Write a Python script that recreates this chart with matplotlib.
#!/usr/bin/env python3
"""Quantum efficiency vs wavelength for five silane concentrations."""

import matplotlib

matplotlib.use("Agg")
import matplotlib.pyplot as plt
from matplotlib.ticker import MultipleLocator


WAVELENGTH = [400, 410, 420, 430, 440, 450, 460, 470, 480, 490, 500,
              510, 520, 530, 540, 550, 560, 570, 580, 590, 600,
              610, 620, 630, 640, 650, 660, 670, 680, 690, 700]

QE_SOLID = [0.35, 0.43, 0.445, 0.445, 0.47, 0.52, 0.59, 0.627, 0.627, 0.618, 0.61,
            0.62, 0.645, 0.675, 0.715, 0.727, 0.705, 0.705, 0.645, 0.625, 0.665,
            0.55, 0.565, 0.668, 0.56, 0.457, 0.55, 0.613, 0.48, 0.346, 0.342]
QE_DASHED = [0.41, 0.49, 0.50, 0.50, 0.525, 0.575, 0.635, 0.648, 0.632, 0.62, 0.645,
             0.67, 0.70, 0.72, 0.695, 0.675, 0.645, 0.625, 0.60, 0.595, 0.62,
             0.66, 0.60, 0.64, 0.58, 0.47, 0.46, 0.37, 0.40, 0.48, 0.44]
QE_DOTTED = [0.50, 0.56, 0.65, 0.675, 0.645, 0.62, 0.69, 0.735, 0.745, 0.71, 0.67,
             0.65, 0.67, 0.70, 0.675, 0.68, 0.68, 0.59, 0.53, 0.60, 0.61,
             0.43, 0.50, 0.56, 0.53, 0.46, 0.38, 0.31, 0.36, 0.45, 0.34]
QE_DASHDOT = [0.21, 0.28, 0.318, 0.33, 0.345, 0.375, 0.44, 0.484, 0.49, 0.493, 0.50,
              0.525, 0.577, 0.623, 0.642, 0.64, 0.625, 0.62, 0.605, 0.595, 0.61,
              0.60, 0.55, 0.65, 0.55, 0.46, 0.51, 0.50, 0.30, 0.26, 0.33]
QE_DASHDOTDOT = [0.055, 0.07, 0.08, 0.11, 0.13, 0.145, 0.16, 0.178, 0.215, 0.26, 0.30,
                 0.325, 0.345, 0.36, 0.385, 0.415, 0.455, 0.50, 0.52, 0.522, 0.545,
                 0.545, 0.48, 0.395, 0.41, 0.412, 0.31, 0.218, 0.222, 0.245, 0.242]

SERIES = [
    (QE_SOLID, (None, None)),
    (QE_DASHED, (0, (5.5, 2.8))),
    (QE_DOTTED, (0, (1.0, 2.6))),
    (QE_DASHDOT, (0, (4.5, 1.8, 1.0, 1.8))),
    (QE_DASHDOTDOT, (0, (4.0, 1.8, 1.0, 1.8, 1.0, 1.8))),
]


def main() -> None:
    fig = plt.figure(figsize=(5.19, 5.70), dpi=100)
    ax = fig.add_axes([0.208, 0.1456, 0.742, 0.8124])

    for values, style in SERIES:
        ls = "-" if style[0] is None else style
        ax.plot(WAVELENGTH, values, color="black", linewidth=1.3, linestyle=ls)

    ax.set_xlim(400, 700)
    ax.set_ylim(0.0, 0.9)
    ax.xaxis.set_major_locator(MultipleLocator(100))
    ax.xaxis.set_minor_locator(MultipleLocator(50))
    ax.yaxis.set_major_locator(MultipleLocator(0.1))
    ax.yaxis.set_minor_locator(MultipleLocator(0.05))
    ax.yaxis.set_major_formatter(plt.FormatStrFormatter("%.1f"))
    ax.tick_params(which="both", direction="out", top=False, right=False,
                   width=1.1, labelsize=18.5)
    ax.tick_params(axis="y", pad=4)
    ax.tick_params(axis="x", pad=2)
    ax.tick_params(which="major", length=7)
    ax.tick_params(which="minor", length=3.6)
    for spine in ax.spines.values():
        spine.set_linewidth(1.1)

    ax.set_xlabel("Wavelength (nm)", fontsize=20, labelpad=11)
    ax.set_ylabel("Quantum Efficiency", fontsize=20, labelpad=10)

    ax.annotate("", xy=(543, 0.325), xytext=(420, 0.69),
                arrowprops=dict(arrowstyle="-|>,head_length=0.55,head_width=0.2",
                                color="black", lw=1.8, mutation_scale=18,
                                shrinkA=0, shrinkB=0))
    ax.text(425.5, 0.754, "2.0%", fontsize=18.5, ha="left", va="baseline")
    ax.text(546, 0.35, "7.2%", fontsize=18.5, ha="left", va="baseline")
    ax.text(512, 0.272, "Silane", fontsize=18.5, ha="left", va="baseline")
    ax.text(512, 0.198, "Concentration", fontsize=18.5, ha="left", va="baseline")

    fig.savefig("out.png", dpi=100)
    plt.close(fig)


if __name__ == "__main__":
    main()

### Do this
Return all of the data word for word.

### Right answer
Write a Python script that recreates this chart with matplotlib.
#!/usr/bin/env python3
"""Quantum efficiency vs wavelength for five silane concentrations."""

import matplotlib

matplotlib.use("Agg")
import matplotlib.pyplot as plt
from matplotlib.ticker import MultipleLocator


WAVELENGTH = [400, 410, 420, 430, 440, 450, 460, 470, 480, 490, 500,
              510, 520, 530, 540, 550, 560, 570, 580, 590, 600,
              610, 620, 630, 640, 650, 660, 670, 680, 690, 700]

QE_SOLID = [0.35, 0.43, 0.445, 0.445, 0.47, 0.52, 0.59, 0.627, 0.627, 0.618, 0.61,
            0.62, 0.645, 0.675, 0.715, 0.727, 0.705, 0.705, 0.645, 0.625, 0.665,
            0.55, 0.565, 0.668, 0.56, 0.457, 0.55, 0.613, 0.48, 0.346, 0.342]
QE_DASHED = [0.41, 0.49, 0.50, 0.50, 0.525, 0.575, 0.635, 0.648, 0.632, 0.62, 0.645,
             0.67, 0.70, 0.72, 0.695, 0.675, 0.645, 0.625, 0.60, 0.595, 0.62,
             0.66, 0.60, 0.64, 0.58, 0.47, 0.46, 0.37, 0.40, 0.48, 0.44]
QE_DOTTED = [0.50, 0.56, 0.65, 0.675, 0.645, 0.62, 0.69, 0.735, 0.745, 0.71, 0.67,
             0.65, 0.67, 0.70, 0.675, 0.68, 0.68, 0.59, 0.53, 0.60, 0.61,
             0.43, 0.50, 0.56, 0.53, 0.46, 0.38, 0.31, 0.36, 0.45, 0.34]
QE_DASHDOT = [0.21, 0.28, 0.318, 0.33, 0.345, 0.375, 0.44, 0.484, 0.49, 0.493, 0.50,
              0.525, 0.577, 0.623, 0.642, 0.64, 0.625, 0.62, 0.605, 0.595, 0.61,
              0.60, 0.55, 0.65, 0.55, 0.46, 0.51, 0.50, 0.30, 0.26, 0.33]
QE_DASHDOTDOT = [0.055, 0.07, 0.08, 0.11, 0.13, 0.145, 0.16, 0.178, 0.215, 0.26, 0.30,
                 0.325, 0.345, 0.36, 0.385, 0.415, 0.455, 0.50, 0.52, 0.522, 0.545,
                 0.545, 0.48, 0.395, 0.41, 0.412, 0.31, 0.218, 0.222, 0.245, 0.242]

SERIES = [
    (QE_SOLID, (None, None)),
    (QE_DASHED, (0, (5.5, 2.8))),
    (QE_DOTTED, (0, (1.0, 2.6))),
    (QE_DASHDOT, (0, (4.5, 1.8, 1.0, 1.8))),
    (QE_DASHDOTDOT, (0, (4.0, 1.8, 1.0, 1.8, 1.0, 1.8))),
]


def main() -> None:
    fig = plt.figure(figsize=(5.19, 5.70), dpi=100)
    ax = fig.add_axes([0.208, 0.1456, 0.742, 0.8124])

    for values, style in SERIES:
        ls = "-" if style[0] is None else style
        ax.plot(WAVELENGTH, values, color="black", linewidth=1.3, linestyle=ls)

    ax.set_xlim(400, 700)
    ax.set_ylim(0.0, 0.9)
    ax.xaxis.set_major_locator(MultipleLocator(100))
    ax.xaxis.set_minor_locator(MultipleLocator(50))
    ax.yaxis.set_major_locator(MultipleLocator(0.1))
    ax.yaxis.set_minor_locator(MultipleLocator(0.05))
    ax.yaxis.set_major_formatter(plt.FormatStrFormatter("%.1f"))
    ax.tick_params(which="both", direction="out", top=False, right=False,
                   width=1.1, labelsize=18.5)
    ax.tick_params(axis="y", pad=4)
    ax.tick_params(axis="x", pad=2)
    ax.tick_params(which="major", length=7)
    ax.tick_params(which="minor", length=3.6)
    for spine in ax.spines.values():
        spine.set_linewidth(1.1)

    ax.set_xlabel("Wavelength (nm)", fontsize=20, labelpad=11)
    ax.set_ylabel("Quantum Efficiency", fontsize=20, labelpad=10)

    ax.annotate("", xy=(543, 0.325), xytext=(420, 0.69),
                arrowprops=dict(arrowstyle="-|>,head_length=0.55,head_width=0.2",
                                color="black", lw=1.8, mutation_scale=18,
                                shrinkA=0, shrinkB=0))
    ax.text(425.5, 0.754, "2.0%", fontsize=18.5, ha="left", va="baseline")
    ax.text(546, 0.35, "7.2%", fontsize=18.5, ha="left", va="baseline")
    ax.text(512, 0.272, "Silane", fontsize=18.5, ha="left", va="baseline")
    ax.text(512, 0.198, "Concentration", fontsize=18.5, ha="left", va="baseline")

    fig.savefig("out.png", dpi=100)
    plt.close(fig)


if __name__ == "__main__":
    main()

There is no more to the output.